→ DATA SHOWN
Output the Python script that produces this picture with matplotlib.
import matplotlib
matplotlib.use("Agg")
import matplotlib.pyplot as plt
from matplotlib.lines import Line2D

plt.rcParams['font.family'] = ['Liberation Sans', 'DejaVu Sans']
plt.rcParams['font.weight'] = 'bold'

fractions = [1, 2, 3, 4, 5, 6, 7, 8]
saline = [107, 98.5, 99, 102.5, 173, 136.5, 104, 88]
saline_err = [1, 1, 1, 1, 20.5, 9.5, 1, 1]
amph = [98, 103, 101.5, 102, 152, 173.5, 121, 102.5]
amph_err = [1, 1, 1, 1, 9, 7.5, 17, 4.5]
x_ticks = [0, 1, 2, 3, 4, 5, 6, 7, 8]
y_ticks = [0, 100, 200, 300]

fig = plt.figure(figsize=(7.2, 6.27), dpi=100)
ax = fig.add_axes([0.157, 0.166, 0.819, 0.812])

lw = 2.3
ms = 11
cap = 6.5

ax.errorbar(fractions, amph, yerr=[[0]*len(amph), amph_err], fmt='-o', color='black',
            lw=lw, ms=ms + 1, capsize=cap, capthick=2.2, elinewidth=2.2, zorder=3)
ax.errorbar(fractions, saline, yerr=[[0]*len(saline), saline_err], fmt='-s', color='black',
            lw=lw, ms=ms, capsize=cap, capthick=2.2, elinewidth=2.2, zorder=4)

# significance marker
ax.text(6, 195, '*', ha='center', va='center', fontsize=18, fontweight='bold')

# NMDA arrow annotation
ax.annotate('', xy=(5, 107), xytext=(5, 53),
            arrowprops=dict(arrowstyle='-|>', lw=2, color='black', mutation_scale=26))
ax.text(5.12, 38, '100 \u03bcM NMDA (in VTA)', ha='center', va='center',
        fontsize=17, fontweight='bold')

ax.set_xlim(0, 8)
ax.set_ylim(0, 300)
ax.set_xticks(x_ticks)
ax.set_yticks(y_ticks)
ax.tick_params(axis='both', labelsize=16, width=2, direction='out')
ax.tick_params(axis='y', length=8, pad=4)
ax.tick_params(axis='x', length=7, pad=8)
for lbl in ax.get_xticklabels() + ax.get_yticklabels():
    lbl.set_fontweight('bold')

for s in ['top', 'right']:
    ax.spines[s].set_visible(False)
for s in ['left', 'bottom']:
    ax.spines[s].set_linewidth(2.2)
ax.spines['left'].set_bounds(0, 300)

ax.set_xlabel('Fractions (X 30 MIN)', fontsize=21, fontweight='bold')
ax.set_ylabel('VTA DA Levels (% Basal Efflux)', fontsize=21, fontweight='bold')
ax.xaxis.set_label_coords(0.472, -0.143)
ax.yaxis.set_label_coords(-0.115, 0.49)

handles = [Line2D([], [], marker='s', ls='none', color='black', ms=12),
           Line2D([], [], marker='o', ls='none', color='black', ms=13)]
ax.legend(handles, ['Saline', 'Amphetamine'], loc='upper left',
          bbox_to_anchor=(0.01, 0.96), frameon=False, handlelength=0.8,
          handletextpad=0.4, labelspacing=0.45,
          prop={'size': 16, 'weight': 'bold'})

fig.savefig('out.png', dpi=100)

→ PROBLEM TO WORK ON
Copy out the whole listing, exactly as written.

→ ANSWER TO THE PROBLEM
Output the Python script that produces this picture with matplotlib.
import matplotlib
matplotlib.use("Agg")
import matplotlib.pyplot as plt
from matplotlib.lines import Line2D

plt.rcParams['font.family'] = ['Liberation Sans', 'DejaVu Sans']
plt.rcParams['font.weight'] = 'bold'

fractions = [1, 2, 3, 4, 5, 6, 7, 8]
saline = [107, 98.5, 99, 102.5, 173, 136.5, 104, 88]
saline_err = [1, 1, 1, 1, 20.5, 9.5, 1, 1]
amph = [98, 103, 101.5, 102, 152, 173.5, 121, 102.5]
amph_err = [1, 1, 1, 1, 9, 7.5, 17, 4.5]
x_ticks = [0, 1, 2, 3, 4, 5, 6, 7, 8]
y_ticks = [0, 100, 200, 300]

fig = plt.figure(figsize=(7.2, 6.27), dpi=100)
ax = fig.add_axes([0.157, 0.166, 0.819, 0.812])

lw = 2.3
ms = 11
cap = 6.5

ax.errorbar(fractions, amph, yerr=[[0]*len(amph), amph_err], fmt='-o', color='black',
            lw=lw, ms=ms + 1, capsize=cap, capthick=2.2, elinewidth=2.2, zorder=3)
ax.errorbar(fractions, saline, yerr=[[0]*len(saline), saline_err], fmt='-s', color='black',
            lw=lw, ms=ms, capsize=cap, capthick=2.2, elinewidth=2.2, zorder=4)

# significance marker
ax.text(6, 195, '*', ha='center', va='center', fontsize=18, fontweight='bold')

# NMDA arrow annotation
ax.annotate('', xy=(5, 107), xytext=(5, 53),
            arrowprops=dict(arrowstyle='-|>', lw=2, color='black', mutation_scale=26))
ax.text(5.12, 38, '100 \u03bcM NMDA (in VTA)', ha='center', va='center',
        fontsize=17, fontweight='bold')

ax.set_xlim(0, 8)
ax.set_ylim(0, 300)
ax.set_xticks(x_ticks)
ax.set_yticks(y_ticks)
ax.tick_params(axis='both', labelsize=16, width=2, direction='out')
ax.tick_params(axis='y', length=8, pad=4)
ax.tick_params(axis='x', length=7, pad=8)
for lbl in ax.get_xticklabels() + ax.get_yticklabels():
    lbl.set_fontweight('bold')

for s in ['top', 'right']:
    ax.spines[s].set_visible(False)
for s in ['left', 'bottom']:
    ax.spines[s].set_linewidth(2.2)
ax.spines['left'].set_bounds(0, 300)

ax.set_xlabel('Fractions (X 30 MIN)', fontsize=21, fontweight='bold')
ax.set_ylabel('VTA DA Levels (% Basal Efflux)', fontsize=21, fontweight='bold')
ax.xaxis.set_label_coords(0.472, -0.143)
ax.yaxis.set_label_coords(-0.115, 0.49)

handles = [Line2D([], [], marker='s', ls='none', color='black', ms=12),
           Line2D([], [], marker='o', ls='none', color='black', ms=13)]
ax.legend(handles, ['Saline', 'Amphetamine'], loc='upper left',
          bbox_to_anchor=(0.01, 0.96), frameon=False, handlelength=0.8,
          handletextpad=0.4, labelspacing=0.45,
          prop={'size': 16, 'weight': 'bold'})

fig.savefig('out.png', dpi=100)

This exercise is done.